Una volta che AdWords ha calcolato correttamente tutti gli ad rank degli annunci che partecipano al proprio meccanismo di asta, la piattaforma procederà a stilare la propria classifica, ponendo in testa – evidentemente – l’annuncio che ha l’ad rank più elevato, e via via tutti gli altri.

Da quanto sopra risulta ancora più chiaro che non è sufficiente offrire un CPC massimo per essere nelle posizioni più alte, se di contro non lavoriamo sufficientemente sul punteggio di qualità. Il rischio (ma – di contro – il vantaggio!) è dunque che un altro inserzionista con CPC minore possa però avere un ad rank maggiore grazie a un PQ più “apprezzabile”.

Chiarito ciò, una volta che Google ha compreso in che posizione ordinare gli annunci per la loro apparizione sui siti, procede al conteggio del costo per clic che l’inserzionista andrà a pagare nel momento in cui – appunto – l’utente cliccherà su quel determinato annuncio.

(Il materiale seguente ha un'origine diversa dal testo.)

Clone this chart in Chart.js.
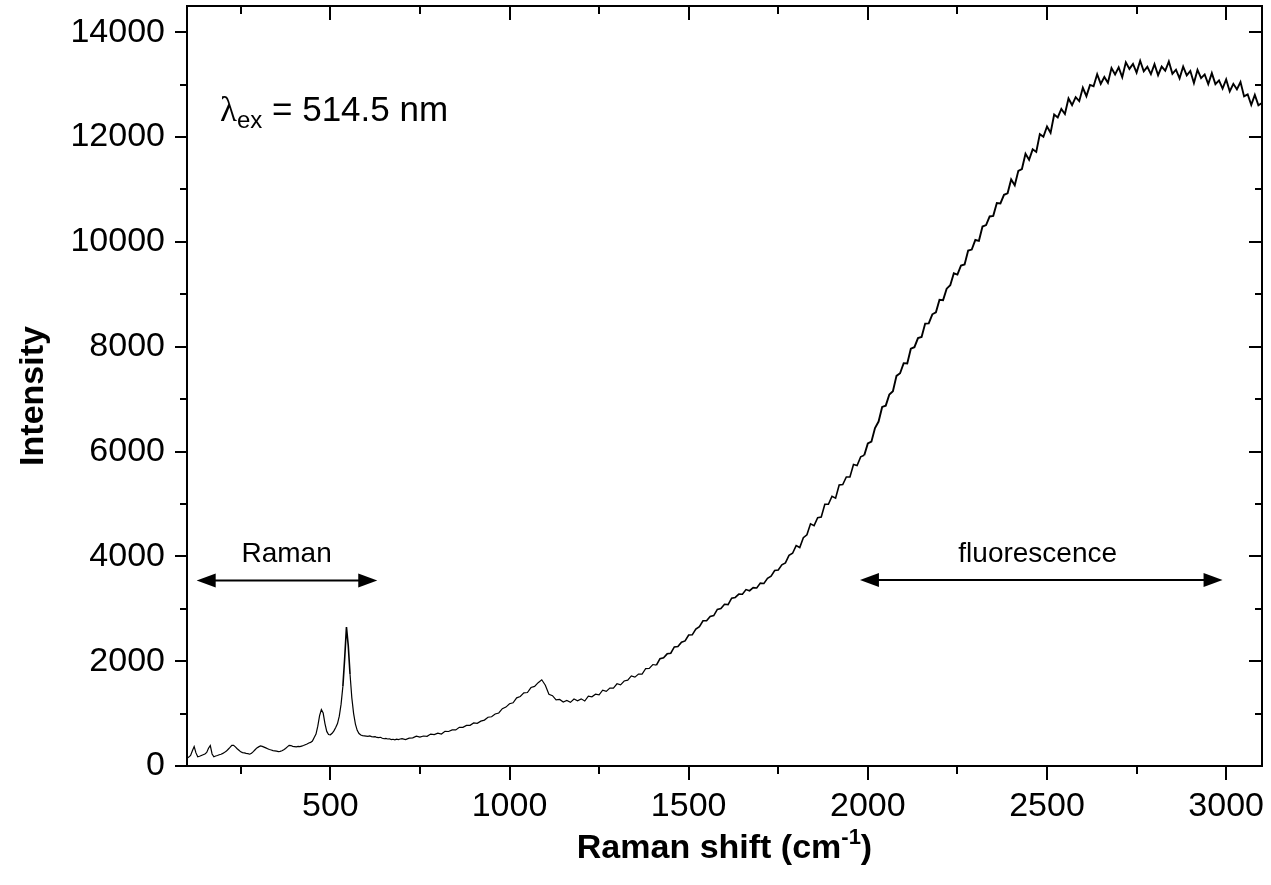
<!DOCTYPE html>
<html>
<head>
<meta charset="utf-8">
<script src="https://cdn.jsdelivr.net/npm/chart.js@4/dist/chart.umd.min.js"></script>
<style>
  body { margin: 0; background: #fff; }
  canvas { display: block; }
</style>
</head>
<body>
<canvas id="ramanChart" width="1271" height="885"></canvas>
<script>
// Raman shift sampling: low part every 5 cm-1 from 100, high part every 10 cm-1 from 700
var lowStart = 100, lowStep = 5;
var highStart = 700, highStep = 10;

// Intensity, 100..695 cm-1
var lowIntensity = [
    150, 170, 200, 290, 370, 250, 175, 185, 200, 215,
    230, 260, 340, 390, 230, 175, 190, 200, 215, 225,
    240, 260, 285, 320, 355, 395, 395, 365, 330, 300,
    270, 255, 250, 240, 235, 225, 245, 275, 310, 345,
    365, 385, 375, 360, 345, 330, 315, 305, 295, 290,
    285, 275, 280, 290, 310, 335, 365, 395, 390, 375,
    370, 365, 375, 370, 380, 390, 405, 420, 440, 450,
    475, 545, 610, 760, 960, 1075, 1010, 810, 660, 600,
    595, 625, 670, 735, 810, 950, 1180, 1520, 2050, 2650,
    2300, 1750, 1300, 1000, 800, 680, 620, 590, 580, 575,
    570, 565, 575, 560, 555, 560, 545, 540, 548, 530,
    520, 525, 515, 520, 505, 510, 500, 512, 505, 515
];

// Intensity, 700..3100 cm-1
var highIntensity = [
    522, 504, 531, 536, 570, 550, 572, 567, 609, 599,
    628, 610, 661, 658, 690, 688, 738, 737, 774, 776,
    822, 814, 856, 876, 930, 940, 992, 1012, 1094, 1124,
    1188, 1205, 1300, 1327, 1395, 1402, 1497, 1518, 1590, 1645,
    1540, 1368, 1342, 1262, 1270, 1220, 1249, 1214, 1278, 1243,
    1281, 1240, 1332, 1321, 1370, 1356, 1446, 1424, 1488, 1487,
    1569, 1548, 1622, 1637, 1720, 1695, 1754, 1754, 1858, 1863,
    1936, 1925, 2047, 2066, 2140, 2151, 2271, 2279, 2363, 2387,
    2499, 2503, 2612, 2657, 2770, 2770, 2854, 2869, 2988, 3003,
    3086, 3080, 3202, 3216, 3280, 3276, 3366, 3344, 3403, 3397,
    3489, 3483, 3582, 3622, 3730, 3740, 3839, 3874, 4018, 4058,
    4204, 4168, 4357, 4412, 4620, 4585, 4739, 4749, 4993, 4993,
    5146, 5110, 5362, 5371, 5515, 5516, 5751, 5734, 5898, 5927,
    6154, 6188, 6447, 6572, 6850, 6875, 7089, 7149, 7443, 7493,
    7686, 7680, 7962, 7991, 8165, 8186, 8441, 8444, 8618, 8657,
    8894, 8888, 9107, 9172, 9400, 9375, 9549, 9569, 9833, 9853,
    10036, 10020, 10292, 10321, 10485, 10496, 10741, 10734, 10898, 10927,
    11190, 11080, 11355, 11390, 11680, 11565, 11765, 11715, 12055, 12005,
    12200, 12080, 12430, 12375, 12535, 12440, 12735, 12610, 12760, 12685,
    12940, 12780, 12995, 12970, 13200, 13015, 13145, 13035, 13315, 13195,
    13330, 13140, 13425, 13300, 13395, 13230, 13455, 13255, 13340, 13200,
    13390, 13180, 13345, 13265, 13440, 13205, 13285, 13120, 13345, 13175,
    13260, 13030, 13280, 13125, 13195, 13010, 13220, 13010, 13080, 12925,
    13100, 12870, 13015, 12910, 13050, 12775, 12815, 12615, 12805, 12605,
    12650
];

var xTicks = [500, 1000, 1500, 2000, 2500, 3000];
var xMinorTicks = [250, 750, 1250, 1750, 2250, 2750];
var yTicks = [0, 2000, 4000, 6000, 8000, 10000, 12000, 14000];
var yMinorTicks = [1000, 3000, 5000, 7000, 9000, 11000, 13000];

var FONT = "'Liberation Sans', Arial, sans-serif";

// build the {x, y} points for the line
var points = [];
lowIntensity.forEach(function(v, i) {
    points.push({ x: lowStart + i * lowStep, y: v });
});
highIntensity.forEach(function(v, i) {
    points.push({ x: highStart + i * highStep, y: v });
});

// draw a run of text pieces (for sub/superscripts)
function drawPieces(ctx, pieces, x, y, align) {
    var total = 0;
    pieces.forEach(function(p) {
        ctx.font = p.font;
        p.w = ctx.measureText(p.text).width;
        total += p.w;
    });
    var cx = align === 'center' ? x - total / 2 : x;
    ctx.textAlign = 'left';
    ctx.textBaseline = 'alphabetic';
    pieces.forEach(function(p) {
        ctx.font = p.font;
        ctx.fillText(p.text, cx, y + (p.dy || 0));
        cx += p.w;
    });
}

function drawArrow(ctx, x1, x2, y) {
    var head = 19, half = 7;
    ctx.beginPath();
    ctx.moveTo(x1 + head - 2, y);
    ctx.lineTo(x2 - head + 2, y);
    ctx.lineWidth = 2;
    ctx.stroke();
    ctx.beginPath();
    ctx.moveTo(x1, y);
    ctx.lineTo(x1 + head, y - half);
    ctx.lineTo(x1 + head, y + half);
    ctx.closePath();
    ctx.fill();
    ctx.beginPath();
    ctx.moveTo(x2, y);
    ctx.lineTo(x2 - head, y - half);
    ctx.lineTo(x2 - head, y + half);
    ctx.closePath();
    ctx.fill();
}

var framePlugin = {
    id: 'frame',
    afterDraw: function(chart) {
        var ctx = chart.ctx;
        var a = chart.chartArea;
        var xs = chart.scales.x, ys = chart.scales.y;
        ctx.save();
        ctx.strokeStyle = '#000';
        ctx.fillStyle = '#000';

        // frame
        ctx.lineWidth = 2;
        ctx.strokeRect(a.left, a.top, a.right - a.left, a.bottom - a.top);

        // ticks: outside on bottom/left, inside on top/right
        ctx.beginPath();
        xTicks.forEach(function(v) {
            var px = Math.round(xs.getPixelForValue(v));
            ctx.moveTo(px, a.bottom); ctx.lineTo(px, a.bottom + 14);
            ctx.moveTo(px, a.top); ctx.lineTo(px, a.top + 14);
        });
        xMinorTicks.forEach(function(v) {
            var px = Math.round(xs.getPixelForValue(v));
            ctx.moveTo(px, a.bottom); ctx.lineTo(px, a.bottom + 8);
            ctx.moveTo(px, a.top); ctx.lineTo(px, a.top + 8);
        });
        yTicks.forEach(function(v) {
            var py = Math.round(ys.getPixelForValue(v));
            ctx.moveTo(a.left, py); ctx.lineTo(a.left - 12, py);
            ctx.moveTo(a.right, py); ctx.lineTo(a.right - 13, py);
        });
        yMinorTicks.forEach(function(v) {
            var py = Math.round(ys.getPixelForValue(v));
            ctx.moveTo(a.left, py); ctx.lineTo(a.left - 7, py);
            ctx.moveTo(a.right, py); ctx.lineTo(a.right - 7, py);
        });
        ctx.lineWidth = 2;
        ctx.stroke();

        // axis titles
        drawPieces(ctx, [
            { text: 'Raman shift (cm', font: 'bold 34px ' + FONT },
            { text: '-1', font: 'bold 22px ' + FONT, dy: -14 },
            { text: ')', font: 'bold 34px ' + FONT }
        ], (a.left + a.right) / 2, 858, 'center');

        ctx.save();
        ctx.translate(43, 396);
        ctx.rotate(-Math.PI / 2);
        ctx.font = 'bold 34px ' + FONT;
        ctx.textAlign = 'center';
        ctx.textBaseline = 'alphabetic';
        ctx.fillText('Intensity', 0, 0);
        ctx.restore();

        // annotations, placed in data coordinates
        drawPieces(ctx, [
            { text: 'λ', font: "35px 'Liberation Serif', serif" },
            { text: 'ex', font: '24px ' + FONT, dy: 7 },
            { text: ' = 514.5 nm', font: '35px ' + FONT }
        ], xs.getPixelForValue(192), ys.getPixelForValue(12300), 'left');

        ctx.font = '28px ' + FONT;
        ctx.textAlign = 'center';
        ctx.textBaseline = 'alphabetic';
        ctx.fillText('Raman', xs.getPixelForValue(378), ys.getPixelForValue(3900));
        ctx.fillText('fluorescence', xs.getPixelForValue(2474), ys.getPixelForValue(3900));

        drawArrow(ctx, xs.getPixelForValue(127), xs.getPixelForValue(631), ys.getPixelForValue(3540));
        drawArrow(ctx, xs.getPixelForValue(1978), xs.getPixelForValue(2990), ys.getPixelForValue(3550));

        ctx.restore();
    }
};

function plainLabel(v) { return String(v); }

var ctx = document.getElementById('ramanChart');
var ramanChart = new Chart(ctx, {
    type: 'line',
    data: {
        datasets: [{
            data: points,
            borderColor: '#000',
            borderWidth: 1.3,
            pointRadius: 0,
            tension: 0,
            fill: false,
            segment: {
                // the noisy fluorescence part reads as a thicker trace
                borderWidth: function(c) {
                    var y = Math.max(c.p0.parsed.y, c.p1.parsed.y);
                    return y > 6000 ? 1.9 : (y > 2000 ? 1.6 : 1.2);
                }
            }
        }]
    },
    options: {
        responsive: false,
        animation: false,
        layout: { padding: { top: 6, right: 9, left: 0, bottom: 0 } },
        plugins: {
            legend: { display: false },
            tooltip: { enabled: false }
        },
        scales: {
            x: {
                type: 'linear',
                min: 100,
                max: 3100,
                grid: { display: false, drawTicks: false },
                border: { display: false },
                ticks: {
                    color: '#000',
                    font: { family: FONT, size: 34 },
                    padding: 20,
                    maxRotation: 0,
                    callback: plainLabel
                },
                afterBuildTicks: function(scale) {
                    scale.ticks = xTicks.map(function(v) { return { value: v }; });
                },
                afterFit: function(scale) {
                    scale.height = 119;
                    scale.paddingLeft = 0;
                    scale.paddingRight = 0;
                }
            },
            y: {
                type: 'linear',
                min: 0,
                max: 14500,
                grid: { display: false, drawTicks: false },
                border: { display: false },
                ticks: {
                    color: '#000',
                    font: { family: FONT, size: 34 },
                    padding: 22,
                    callback: plainLabel
                },
                afterBuildTicks: function(scale) {
                    scale.ticks = yTicks.map(function(v) { return { value: v }; });
                },
                afterFit: function(scale) {
                    scale.width = 187;
                    scale.paddingTop = 0;
                    scale.paddingBottom = 0;
                }
            }
        }
    },
    plugins: [framePlugin]
});
</script>
</body>
</html>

Ebbene, qui arrivano i “problemi” di interpretazione. Poiché, per intenderci, può ben capitare che in prima posizione nell’ad rank ci sia un inserzionista che ha offerto un CPC massimo di 0,75 euro ma, in virtù di un ad rank superiore al secondo inserzionista per ordine, pagherà di meno di quest’ultimo, che magari ha offerto 0,80 euro di CPC massimo, ma ha un ad rank inferiore a causa di un punteggio di qualità più deludente.

Per quanto intuibile, il meccanismo che sopra abbiamo avuto modo di riepilogare è semplificato a beneficio dei neofiti del tema. In realtà le cose sono un po’ più complicate ma, ai nostri fini, è comunque sufficiente ricordare quanto sopra per evitare di cadere in facili errori nel momento in cui si struttura una nuova campagna AdWords con la convinzione che sia sufficiente innalzare il CPC per potersi aggiudicare migliori posizionamenti nell’ad rank.